START

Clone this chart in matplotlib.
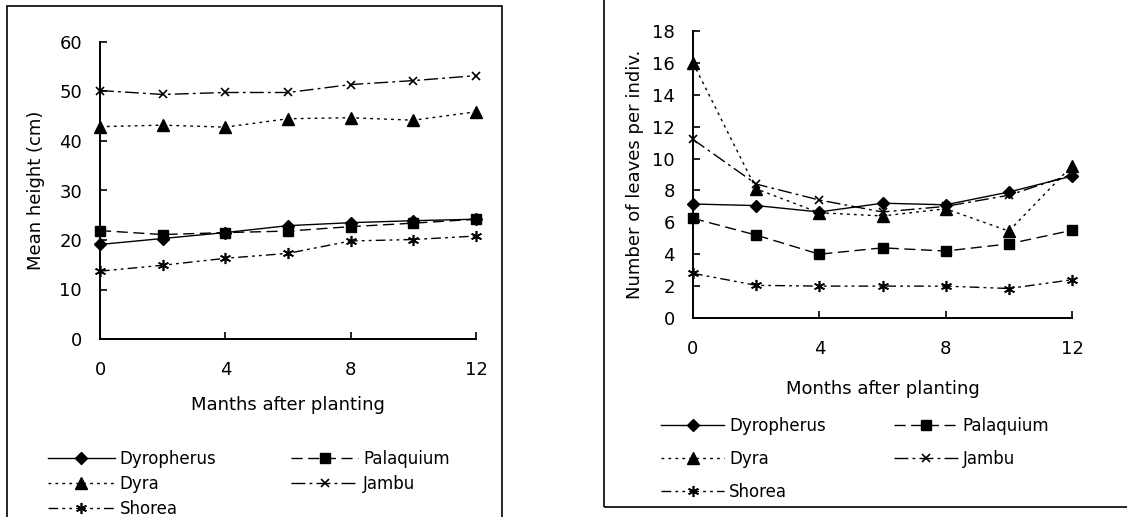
import numpy as np
import matplotlib
matplotlib.use('Agg')
import matplotlib.pyplot as plt
from matplotlib.patches import Rectangle

plt.rcParams['font.family'] = ['DejaVu Sans']

months = [0, 2, 4, 6, 8, 10, 12]
species = ['Dyropherus', 'Palaquium', 'Dyra', 'Jambu', 'Shorea']

# mean height (cm)
height_dyropherus = [19.1, 20.3, 21.5, 22.9, 23.5, 23.9, 24.2]
height_palaquium = [21.9, 21.1, 21.5, 21.8, 22.7, 23.4, 24.2]
height_dyra = [42.9, 43.2, 42.8, 44.5, 44.7, 44.2, 45.9]
height_jambu = [50.2, 49.4, 49.8, 49.8, 51.4, 52.2, 53.2]
height_shorea = [13.7, 14.9, 16.3, 17.3, 19.8, 20.1, 20.8]

# number of leaves per individual
leaves_dyropherus = [7.15, 7.05, 6.65, 7.2, 7.1, 7.9, 8.9]
leaves_palaquium = [6.25, 5.2, 4.0, 4.4, 4.2, 4.65, 5.5]
leaves_dyra = [16.0, 8.1, 6.6, 6.4, 6.85, 5.45, 9.55]
leaves_jambu = [11.2, 8.4, 7.4, 6.65, 7.0, 7.7, 9.0]
leaves_shorea = [2.8, 2.05, 2.0, 2.0, 2.0, 1.85, 2.4]

heights = [height_dyropherus, height_palaquium, height_dyra, height_jambu, height_shorea]
leaves = [leaves_dyropherus, leaves_palaquium, leaves_dyra, leaves_jambu, leaves_shorea]

styles = [
    dict(ls='-', marker='D', ms=6),
    dict(ls=(0, (8, 4)), marker='s', ms=7),
    dict(ls=(0, (2, 3)), marker='^', ms=8),
    dict(ls=(0, (10, 3, 2, 3)), marker='x', ms=6, mew=1.2),
    dict(ls=(0, (7, 3, 2, 3, 2, 3)), marker=(6, 2, 0), ms=8, mew=1.2),
]

W, H = 1127, 517
fig = plt.figure(figsize=(W / 100, H / 100), dpi=100)

def px(x0, y0, x1, y1):
    return [x0 / W, 1 - y1 / H, (x1 - x0) / W, (y1 - y0) / H]

def style_axes(ax, fs):
    for s in ['top', 'right']:
        ax.spines[s].set_visible(False)
    for s in ['left', 'bottom']:
        ax.spines[s].set_linewidth(1.4)
    ax.set_xlim(0, 12)
    ax.set_xticks([0, 4, 8, 12])
    ax.tick_params(direction='in', length=5, width=1.2, labelsize=fs)
    ax.tick_params(axis='x', pad=16)
    ax.tick_params(axis='y', pad=13)

def draw(ax, data):
    handles = []
    for name, vals, st in zip(species, data, styles):
        h, = ax.plot(months, vals, color='black', lw=1.0, label=name,
                     clip_on=False, **st)
        handles.append(h)
    return handles

# left panel
ax1 = fig.add_axes(px(100, 42, 476, 339))
h1 = draw(ax1, heights)
style_axes(ax1, 13)
ax1.set_ylim(0, 60)
ax1.set_yticks(np.arange(0, 61, 10))
ax1.set_ylabel('Mean height (cm)', fontsize=13, labelpad=10)
ax1.set_xlabel('Manths after planting', fontsize=13, labelpad=12)

# right panel
ax2 = fig.add_axes(px(693, 31, 1072, 318))
h2 = draw(ax2, leaves)
style_axes(ax2, 13)
ax2.set_ylim(0, 18)
ax2.set_yticks(np.arange(0, 19, 2))
ax2.set_ylabel('Number of leaves per indiv.', fontsize=13, labelpad=6)
ax2.set_xlabel('Months after planting', fontsize=13, labelpad=16)

order = [0, 2, 4, 1, 3]
fig.legend([h1[i] for i in order], [species[i] for i in order], ncol=2,
           loc='upper left', bbox_to_anchor=(33 / W, 1 - 435 / H),
           frameon=False, fontsize=12, handlelength=4.0, numpoints=1,
           columnspacing=4.5, labelspacing=0.42, handletextpad=0.3)
fig.legend([h2[i] for i in order], [species[i] for i in order], ncol=2,
           loc='upper left', bbox_to_anchor=(646 / W, 1 - 402 / H),
           frameon=False, fontsize=12, handlelength=3.8, numpoints=1,
           columnspacing=4.1, labelspacing=0.9, handletextpad=0.3)

# panel frames
fig.add_artist(Rectangle((7 / W, -0.1), 495 / W, 1.1 - 6 / H, fill=False,
                         lw=1.2, ec='black', transform=fig.transFigure, clip_on=False))
fig.add_artist(Rectangle((604 / W, 10 / H), 0.6, 1.2, fill=False,
                         lw=1.2, ec='black', transform=fig.transFigure, clip_on=False))

fig.savefig('out.png', dpi=100)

END

◆ Exercise
Reproduce the whole listing above word for word, but not its pictures.

◆ Task answer
Clone this chart in matplotlib.
import numpy as np
import matplotlib
matplotlib.use('Agg')
import matplotlib.pyplot as plt
from matplotlib.patches import Rectangle

plt.rcParams['font.family'] = ['DejaVu Sans']

months = [0, 2, 4, 6, 8, 10, 12]
species = ['Dyropherus', 'Palaquium', 'Dyra', 'Jambu', 'Shorea']

# mean height (cm)
height_dyropherus = [19.1, 20.3, 21.5, 22.9, 23.5, 23.9, 24.2]
height_palaquium = [21.9, 21.1, 21.5, 21.8, 22.7, 23.4, 24.2]
height_dyra = [42.9, 43.2, 42.8, 44.5, 44.7, 44.2, 45.9]
height_jambu = [50.2, 49.4, 49.8, 49.8, 51.4, 52.2, 53.2]
height_shorea = [13.7, 14.9, 16.3, 17.3, 19.8, 20.1, 20.8]

# number of leaves per individual
leaves_dyropherus = [7.15, 7.05, 6.65, 7.2, 7.1, 7.9, 8.9]
leaves_palaquium = [6.25, 5.2, 4.0, 4.4, 4.2, 4.65, 5.5]
leaves_dyra = [16.0, 8.1, 6.6, 6.4, 6.85, 5.45, 9.55]
leaves_jambu = [11.2, 8.4, 7.4, 6.65, 7.0, 7.7, 9.0]
leaves_shorea = [2.8, 2.05, 2.0, 2.0, 2.0, 1.85, 2.4]

heights = [height_dyropherus, height_palaquium, height_dyra, height_jambu, height_shorea]
leaves = [leaves_dyropherus, leaves_palaquium, leaves_dyra, leaves_jambu, leaves_shorea]

styles = [
    dict(ls='-', marker='D', ms=6),
    dict(ls=(0, (8, 4)), marker='s', ms=7),
    dict(ls=(0, (2, 3)), marker='^', ms=8),
    dict(ls=(0, (10, 3, 2, 3)), marker='x', ms=6, mew=1.2),
    dict(ls=(0, (7, 3, 2, 3, 2, 3)), marker=(6, 2, 0), ms=8, mew=1.2),
]

W, H = 1127, 517
fig = plt.figure(figsize=(W / 100, H / 100), dpi=100)

def px(x0, y0, x1, y1):
    return [x0 / W, 1 - y1 / H, (x1 - x0) / W, (y1 - y0) / H]

def style_axes(ax, fs):
    for s in ['top', 'right']:
        ax.spines[s].set_visible(False)
    for s in ['left', 'bottom']:
        ax.spines[s].set_linewidth(1.4)
    ax.set_xlim(0, 12)
    ax.set_xticks([0, 4, 8, 12])
    ax.tick_params(direction='in', length=5, width=1.2, labelsize=fs)
    ax.tick_params(axis='x', pad=16)
    ax.tick_params(axis='y', pad=13)

def draw(ax, data):
    handles = []
    for name, vals, st in zip(species, data, styles):
        h, = ax.plot(months, vals, color='black', lw=1.0, label=name,
                     clip_on=False, **st)
        handles.append(h)
    return handles

# left panel
ax1 = fig.add_axes(px(100, 42, 476, 339))
h1 = draw(ax1, heights)
style_axes(ax1, 13)
ax1.set_ylim(0, 60)
ax1.set_yticks(np.arange(0, 61, 10))
ax1.set_ylabel('Mean height (cm)', fontsize=13, labelpad=10)
ax1.set_xlabel('Manths after planting', fontsize=13, labelpad=12)

# right panel
ax2 = fig.add_axes(px(693, 31, 1072, 318))
h2 = draw(ax2, leaves)
style_axes(ax2, 13)
ax2.set_ylim(0, 18)
ax2.set_yticks(np.arange(0, 19, 2))
ax2.set_ylabel('Number of leaves per indiv.', fontsize=13, labelpad=6)
ax2.set_xlabel('Months after planting', fontsize=13, labelpad=16)

order = [0, 2, 4, 1, 3]
fig.legend([h1[i] for i in order], [species[i] for i in order], ncol=2,
           loc='upper left', bbox_to_anchor=(33 / W, 1 - 435 / H),
           frameon=False, fontsize=12, handlelength=4.0, numpoints=1,
           columnspacing=4.5, labelspacing=0.42, handletextpad=0.3)
fig.legend([h2[i] for i in order], [species[i] for i in order], ncol=2,
           loc='upper left', bbox_to_anchor=(646 / W, 1 - 402 / H),
           frameon=False, fontsize=12, handlelength=3.8, numpoints=1,
           columnspacing=4.1, labelspacing=0.9, handletextpad=0.3)

# panel frames
fig.add_artist(Rectangle((7 / W, -0.1), 495 / W, 1.1 - 6 / H, fill=False,
                         lw=1.2, ec='black', transform=fig.transFigure, clip_on=False))
fig.add_artist(Rectangle((604 / W, 10 / H), 0.6, 1.2, fill=False,
                         lw=1.2, ec='black', transform=fig.transFigure, clip_on=False))

fig.savefig('out.png', dpi=100)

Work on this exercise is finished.